___ Stored data ___
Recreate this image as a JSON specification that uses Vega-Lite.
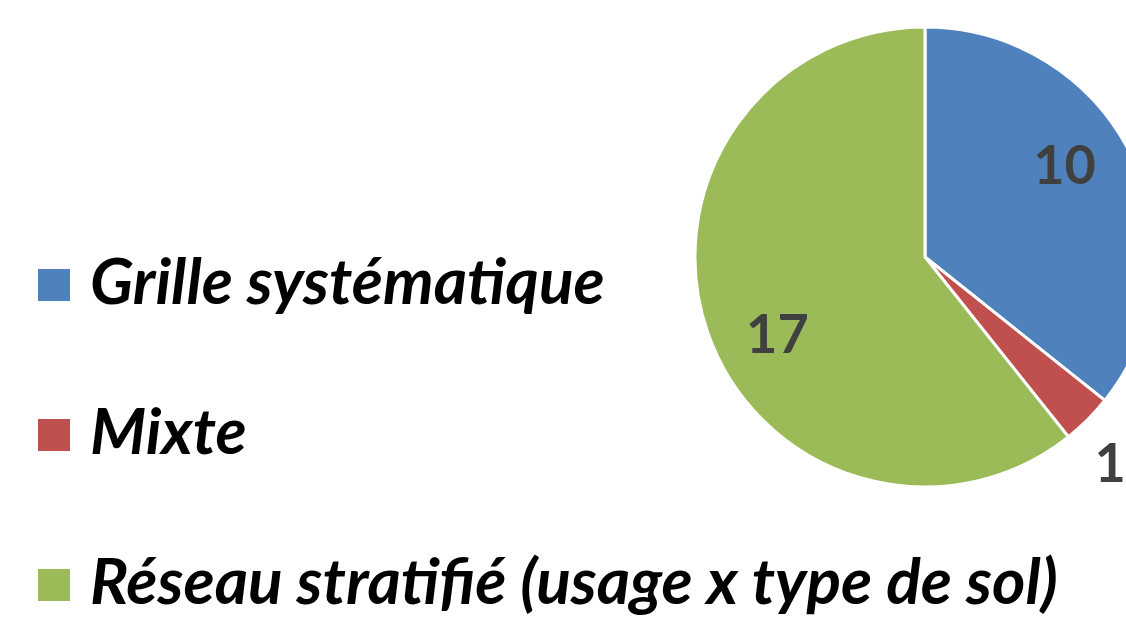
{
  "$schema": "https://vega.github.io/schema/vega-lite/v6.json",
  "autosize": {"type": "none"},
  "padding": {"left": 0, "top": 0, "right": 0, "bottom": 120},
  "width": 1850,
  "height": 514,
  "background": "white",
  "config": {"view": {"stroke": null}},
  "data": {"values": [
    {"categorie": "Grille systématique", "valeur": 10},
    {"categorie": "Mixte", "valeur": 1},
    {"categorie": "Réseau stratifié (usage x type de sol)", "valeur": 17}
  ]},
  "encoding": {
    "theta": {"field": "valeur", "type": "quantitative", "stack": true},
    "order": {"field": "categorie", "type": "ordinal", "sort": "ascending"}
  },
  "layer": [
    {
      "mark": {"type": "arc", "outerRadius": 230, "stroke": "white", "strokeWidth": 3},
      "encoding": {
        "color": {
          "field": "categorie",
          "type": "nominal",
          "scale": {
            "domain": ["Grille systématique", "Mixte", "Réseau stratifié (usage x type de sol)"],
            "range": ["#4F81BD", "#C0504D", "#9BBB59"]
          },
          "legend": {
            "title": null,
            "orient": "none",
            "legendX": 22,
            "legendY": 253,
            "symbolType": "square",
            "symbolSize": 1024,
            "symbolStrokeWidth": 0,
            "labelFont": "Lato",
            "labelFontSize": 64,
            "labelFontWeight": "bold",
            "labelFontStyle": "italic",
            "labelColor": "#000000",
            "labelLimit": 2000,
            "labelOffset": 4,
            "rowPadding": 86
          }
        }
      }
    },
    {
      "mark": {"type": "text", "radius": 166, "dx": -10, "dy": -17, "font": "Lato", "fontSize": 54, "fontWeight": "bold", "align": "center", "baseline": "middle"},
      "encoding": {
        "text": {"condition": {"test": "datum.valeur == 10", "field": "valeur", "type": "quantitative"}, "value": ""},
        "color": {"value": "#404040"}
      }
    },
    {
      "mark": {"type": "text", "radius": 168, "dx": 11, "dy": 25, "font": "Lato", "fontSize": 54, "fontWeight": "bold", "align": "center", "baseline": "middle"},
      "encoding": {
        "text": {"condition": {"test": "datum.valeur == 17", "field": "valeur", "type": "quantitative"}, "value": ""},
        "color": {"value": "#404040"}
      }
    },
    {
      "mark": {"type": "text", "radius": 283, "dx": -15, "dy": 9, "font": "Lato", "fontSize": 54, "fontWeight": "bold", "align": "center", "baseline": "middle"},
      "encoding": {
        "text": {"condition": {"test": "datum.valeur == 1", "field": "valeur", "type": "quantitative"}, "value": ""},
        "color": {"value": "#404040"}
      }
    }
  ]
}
___
> **Work required**
Leaving the pictures aside, transcribe the entire listing exactly.

> **Solved exercise**
Recreate this image as a JSON specification that uses Vega-Lite.
{
  "$schema": "https://vega.github.io/schema/vega-lite/v6.json",
  "autosize": {"type": "none"},
  "padding": {"left": 0, "top": 0, "right": 0, "bottom": 120},
  "width": 1850,
  "height": 514,
  "background": "white",
  "config": {"view": {"stroke": null}},
  "data": {"values": [
    {"categorie": "Grille systématique", "valeur": 10},
    {"categorie": "Mixte", "valeur": 1},
    {"categorie": "Réseau stratifié (usage x type de sol)", "valeur": 17}
  ]},
  "encoding": {
    "theta": {"field": "valeur", "type": "quantitative", "stack": true},
    "order": {"field": "categorie", "type": "ordinal", "sort": "ascending"}
  },
  "layer": [
    {
      "mark": {"type": "arc", "outerRadius": 230, "stroke": "white", "strokeWidth": 3},
      "encoding": {
        "color": {
          "field": "categorie",
          "type": "nominal",
          "scale": {
            "domain": ["Grille systématique", "Mixte", "Réseau stratifié (usage x type de sol)"],
            "range": ["#4F81BD", "#C0504D", "#9BBB59"]
          },
          "legend": {
            "title": null,
            "orient": "none",
            "legendX": 22,
            "legendY": 253,
            "symbolType": "square",
            "symbolSize": 1024,
            "symbolStrokeWidth": 0,
            "labelFont": "Lato",
            "labelFontSize": 64,
            "labelFontWeight": "bold",
            "labelFontStyle": "italic",
            "labelColor": "#000000",
            "labelLimit": 2000,
            "labelOffset": 4,
            "rowPadding": 86
          }
        }
      }
    },
    {
      "mark": {"type": "text", "radius": 166, "dx": -10, "dy": -17, "font": "Lato", "fontSize": 54, "fontWeight": "bold", "align": "center", "baseline": "middle"},
      "encoding": {
        "text": {"condition": {"test": "datum.valeur == 10", "field": "valeur", "type": "quantitative"}, "value": ""},
        "color": {"value": "#404040"}
      }
    },
    {
      "mark": {"type": "text", "radius": 168, "dx": 11, "dy": 25, "font": "Lato", "fontSize": 54, "fontWeight": "bold", "align": "center", "baseline": "middle"},
      "encoding": {
        "text": {"condition": {"test": "datum.valeur == 17", "field": "valeur", "type": "quantitative"}, "value": ""},
        "color": {"value": "#404040"}
      }
    },
    {
      "mark": {"type": "text", "radius": 283, "dx": -15, "dy": 9, "font": "Lato", "fontSize": 54, "fontWeight": "bold", "align": "center", "baseline": "middle"},
      "encoding": {
        "text": {"condition": {"test": "datum.valeur == 1", "field": "valeur", "type": "quantitative"}, "value": ""},
        "color": {"value": "#404040"}
      }
    }
  ]
}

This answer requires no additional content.